# Task instructions:
Will you write out the data exactly, excluding every picture?
## START
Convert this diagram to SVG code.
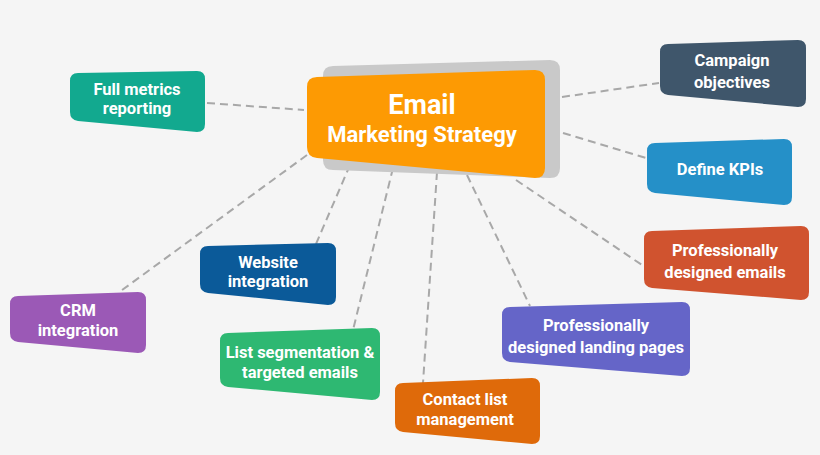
<svg xmlns="http://www.w3.org/2000/svg" width="820" height="455" viewBox="0 0 820 455">
<style>
.t{font-family:Roboto,"Liberation Sans",Arial,sans-serif;font-weight:bold;fill:#fff;text-anchor:middle;font-size:16.5px}
.c{stroke:#a8a8a8;stroke-width:2;stroke-dasharray:8 5;fill:none}
</style>
<rect x="0" y="0" width="820" height="455" fill="#f5f5f5"/>
<g id="connectors">
<line class="c" x1="207" y1="103" x2="304" y2="110"/>
<line class="c" x1="562" y1="97" x2="659" y2="83"/>
<line class="c" x1="563" y1="133" x2="646" y2="158"/>
<line class="c" x1="516" y1="180" x2="642" y2="265"/>
<line class="c" x1="467" y1="175" x2="530" y2="306"/>
<line class="c" x1="437" y1="172" x2="423" y2="383"/>
<line class="c" x1="393" y1="168" x2="353" y2="330"/>
<line class="c" x1="350" y1="165" x2="316" y2="244"/>
<line class="c" x1="307" y1="155" x2="118" y2="293"/>
</g>
<g id="center">
<path d="M333,66 L550,60 Q560,60 560,70 L560,168 Q560,178 550,178 L333,170 Q323,170 323,160 L323,76 Q323,66 333,66 Z" fill="#c9c9c9"/>
<path d="M317,77 L535,70 Q545,70 545,80 L545,168 Q545,178 535,178 L317,158 Q307,157 307,147 L307,87 Q307,77 317,77 Z" fill="#fd9a03"/>
<text class="t" x="422" y="114" style="font-size:27px">Email</text>
<text class="t" x="422" y="142" style="font-size:22px">Marketing Strategy</text>
</g>
<g id="full-metrics">
<path d="M78,73 L197,71 Q205,71 205,79 L205,124 Q205,132 197,132 L78,121 Q70,120 70,112 L70,81 Q70,73 78,73 Z" fill="#12a98f"/>
<text class="t" x="137" y="95">Full metrics</text>
<text class="t" x="137" y="114">reporting</text>
</g>
<g id="campaign">
<path d="M668,44 L798,40 Q806,40 806,48 L806,99 Q806,107 798,107 L668,95 Q660,94 660,86 L660,52 Q660,44 668,44 Z" fill="#3f566b"/>
<text class="t" x="732" y="66">Campaign</text>
<text class="t" x="732" y="88">objectives</text>
</g>
<g id="kpis">
<path d="M655,143 L784,139 Q792,139 792,147 L792,197 Q792,205 784,205 L655,193 Q647,192 647,184 L647,151 Q647,143 655,143 Z" fill="#2590c8"/>
<text class="t" x="720" y="175">Define KPIs</text>
</g>
<g id="pro-emails">
<path d="M652,231 L801,226 Q809,226 809,234 L809,292 Q809,300 801,300 L652,288 Q644,287 644,279 L644,239 Q644,231 652,231 Z" fill="#d0532f"/>
<text class="t" x="725" y="256">Professionally</text>
<text class="t" x="725" y="278">designed emails</text>
</g>
<g id="landing">
<path d="M510,307 L682,302 Q690,302 690,310 L690,368 Q690,376 682,376 L510,362 Q502,361 502,353 L502,315 Q502,307 510,307 Z" fill="#6565c8"/>
<text class="t" x="596" y="331">Professionally</text>
<text class="t" x="596" y="353">designed landing pages</text>
</g>
<g id="contact">
<path d="M403,383 L532,378 Q540,378 540,386 L540,436 Q540,444 532,444 L403,432 Q395,431 395,423 L395,391 Q395,383 403,383 Z" fill="#df6a0a"/>
<text class="t" x="465" y="405">Contact list</text>
<text class="t" x="465" y="425">management</text>
</g>
<g id="list-seg">
<path d="M228,333 L372,328 Q380,328 380,336 L380,392 Q380,400 372,400 L228,387 Q220,386 220,378 L220,341 Q220,333 228,333 Z" fill="#2eb872"/>
<text class="t" x="300" y="358">List segmentation &amp;</text>
<text class="t" x="300" y="378">targeted emails</text>
</g>
<g id="website">
<path d="M208,246 L328,243 Q336,243 336,251 L336,297 Q336,305 328,305 L208,293 Q200,292 200,284 L200,254 Q200,246 208,246 Z" fill="#0b5a99"/>
<text class="t" x="268" y="268">Website</text>
<text class="t" x="268" y="287">integration</text>
</g>
<g id="crm">
<path d="M18,296 L138,292 Q146,292 146,300 L146,345 Q146,353 138,353 L18,342 Q10,341 10,333 L10,304 Q10,296 18,296 Z" fill="#9b59b6"/>
<text class="t" x="78" y="316">CRM</text>
<text class="t" x="78" y="336">integration</text>
</g>
</svg>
## END
# Exercise solution:
Convert this diagram to SVG code.
<svg xmlns="http://www.w3.org/2000/svg" width="820" height="455" viewBox="0 0 820 455">
<style>
.t{font-family:Roboto,"Liberation Sans",Arial,sans-serif;font-weight:bold;fill:#fff;text-anchor:middle;font-size:16.5px}
.c{stroke:#a8a8a8;stroke-width:2;stroke-dasharray:8 5;fill:none}
</style>
<rect x="0" y="0" width="820" height="455" fill="#f5f5f5"/>
<g id="connectors">
<line class="c" x1="207" y1="103" x2="304" y2="110"/>
<line class="c" x1="562" y1="97" x2="659" y2="83"/>
<line class="c" x1="563" y1="133" x2="646" y2="158"/>
<line class="c" x1="516" y1="180" x2="642" y2="265"/>
<line class="c" x1="467" y1="175" x2="530" y2="306"/>
<line class="c" x1="437" y1="172" x2="423" y2="383"/>
<line class="c" x1="393" y1="168" x2="353" y2="330"/>
<line class="c" x1="350" y1="165" x2="316" y2="244"/>
<line class="c" x1="307" y1="155" x2="118" y2="293"/>
</g>
<g id="center">
<path d="M333,66 L550,60 Q560,60 560,70 L560,168 Q560,178 550,178 L333,170 Q323,170 323,160 L323,76 Q323,66 333,66 Z" fill="#c9c9c9"/>
<path d="M317,77 L535,70 Q545,70 545,80 L545,168 Q545,178 535,178 L317,158 Q307,157 307,147 L307,87 Q307,77 317,77 Z" fill="#fd9a03"/>
<text class="t" x="422" y="114" style="font-size:27px">Email</text>
<text class="t" x="422" y="142" style="font-size:22px">Marketing Strategy</text>
</g>
<g id="full-metrics">
<path d="M78,73 L197,71 Q205,71 205,79 L205,124 Q205,132 197,132 L78,121 Q70,120 70,112 L70,81 Q70,73 78,73 Z" fill="#12a98f"/>
<text class="t" x="137" y="95">Full metrics</text>
<text class="t" x="137" y="114">reporting</text>
</g>
<g id="campaign">
<path d="M668,44 L798,40 Q806,40 806,48 L806,99 Q806,107 798,107 L668,95 Q660,94 660,86 L660,52 Q660,44 668,44 Z" fill="#3f566b"/>
<text class="t" x="732" y="66">Campaign</text>
<text class="t" x="732" y="88">objectives</text>
</g>
<g id="kpis">
<path d="M655,143 L784,139 Q792,139 792,147 L792,197 Q792,205 784,205 L655,193 Q647,192 647,184 L647,151 Q647,143 655,143 Z" fill="#2590c8"/>
<text class="t" x="720" y="175">Define KPIs</text>
</g>
<g id="pro-emails">
<path d="M652,231 L801,226 Q809,226 809,234 L809,292 Q809,300 801,300 L652,288 Q644,287 644,279 L644,239 Q644,231 652,231 Z" fill="#d0532f"/>
<text class="t" x="725" y="256">Professionally</text>
<text class="t" x="725" y="278">designed emails</text>
</g>
<g id="landing">
<path d="M510,307 L682,302 Q690,302 690,310 L690,368 Q690,376 682,376 L510,362 Q502,361 502,353 L502,315 Q502,307 510,307 Z" fill="#6565c8"/>
<text class="t" x="596" y="331">Professionally</text>
<text class="t" x="596" y="353">designed landing pages</text>
</g>
<g id="contact">
<path d="M403,383 L532,378 Q540,378 540,386 L540,436 Q540,444 532,444 L403,432 Q395,431 395,423 L395,391 Q395,383 403,383 Z" fill="#df6a0a"/>
<text class="t" x="465" y="405">Contact list</text>
<text class="t" x="465" y="425">management</text>
</g>
<g id="list-seg">
<path d="M228,333 L372,328 Q380,328 380,336 L380,392 Q380,400 372,400 L228,387 Q220,386 220,378 L220,341 Q220,333 228,333 Z" fill="#2eb872"/>
<text class="t" x="300" y="358">List segmentation &amp;</text>
<text class="t" x="300" y="378">targeted emails</text>
</g>
<g id="website">
<path d="M208,246 L328,243 Q336,243 336,251 L336,297 Q336,305 328,305 L208,293 Q200,292 200,284 L200,254 Q200,246 208,246 Z" fill="#0b5a99"/>
<text class="t" x="268" y="268">Website</text>
<text class="t" x="268" y="287">integration</text>
</g>
<g id="crm">
<path d="M18,296 L138,292 Q146,292 146,300 L146,345 Q146,353 138,353 L18,342 Q10,341 10,333 L10,304 Q10,296 18,296 Z" fill="#9b59b6"/>
<text class="t" x="78" y="316">CRM</text>
<text class="t" x="78" y="336">integration</text>
</g>
</svg>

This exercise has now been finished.